Information/Assumptions
In this module we derive a function to describe the per capita grain supply. If you did not complete the previous sections, click here for functions describing world grain supply and world population.

Objectives To Determine:

  1. per capita grain supply
  2. whether per capita supply increases or decreases.

Application
Retrieve the function S(t) you derived previously. Also, retrieve a function P(t) describing world population. If you have completed the population module, use that function.You may complete the world population module at this time or you may retrieve the function we have derived. We will use these functions to predict how much grain will actually be available per person.
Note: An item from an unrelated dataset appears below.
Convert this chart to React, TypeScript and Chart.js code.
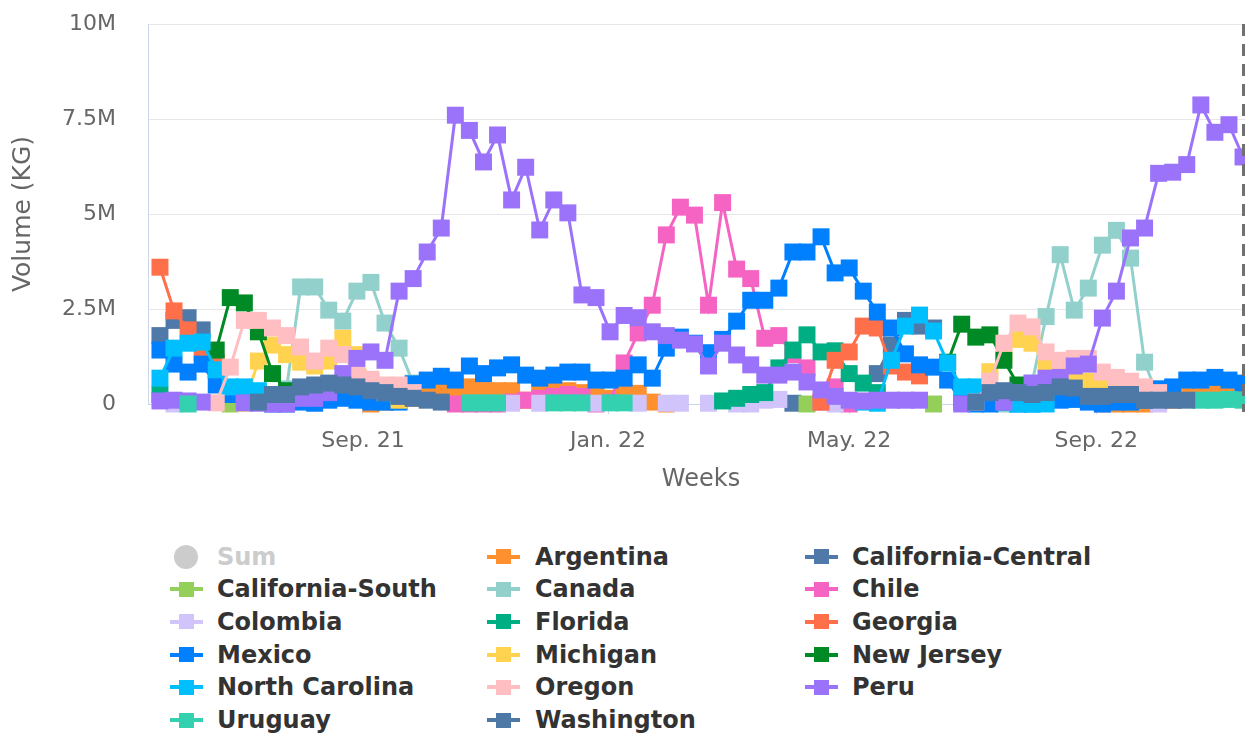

Here S(t) is the world grain supply (in billion kilograms) and P(t) is the world population, also in billions for t years from the year 2000.

Assumptions

  1. The current trend for population continues.
  2. The current trend for grain supply continues.

Questions

Use the functions S(t) and P(t) to construct a function to describe the per capita grain supply in year t. What are the units? Graph the function from now through 1980 to 2075.

Estimate the per capita grain supply for 2000 and for 2040. Identify the corresponding points on the graph.

Predict when the per capita grain supply will be 500 kilograms and label the corresponding points on the graph.

Determine the rate of change of the per capita grain supply for the indicated years. (Note: you may want to use the "differentiation" capability on the Math Pad to assist here). Discuss the significance of the sign for each. a) 2000 b) 2045 d) 2060

Is the per capita grain supply increasing at a faster rate in 2000 or in 2020? Explain your answer in terms of the graph of the function as well as numerically.

Use the derivative to decide when the per capita grain supply is increasing and when it is decreasing.

Reflection: Assessing the method, solution and implications

Do you think that the functions used are appropriate? If not, what might be better?

Compare your answers in this section to your answers in the grain supply section. What similarities are there? what differences? How could you explain the differences.

Do you think that the solution is reasonable? Why?

Do you think that the per capita supply function is accurate? Do you think that it is reasonable to assume that this trend will continue? If not, what do you think might happen?

Would it be appropriate to construct an alternative model?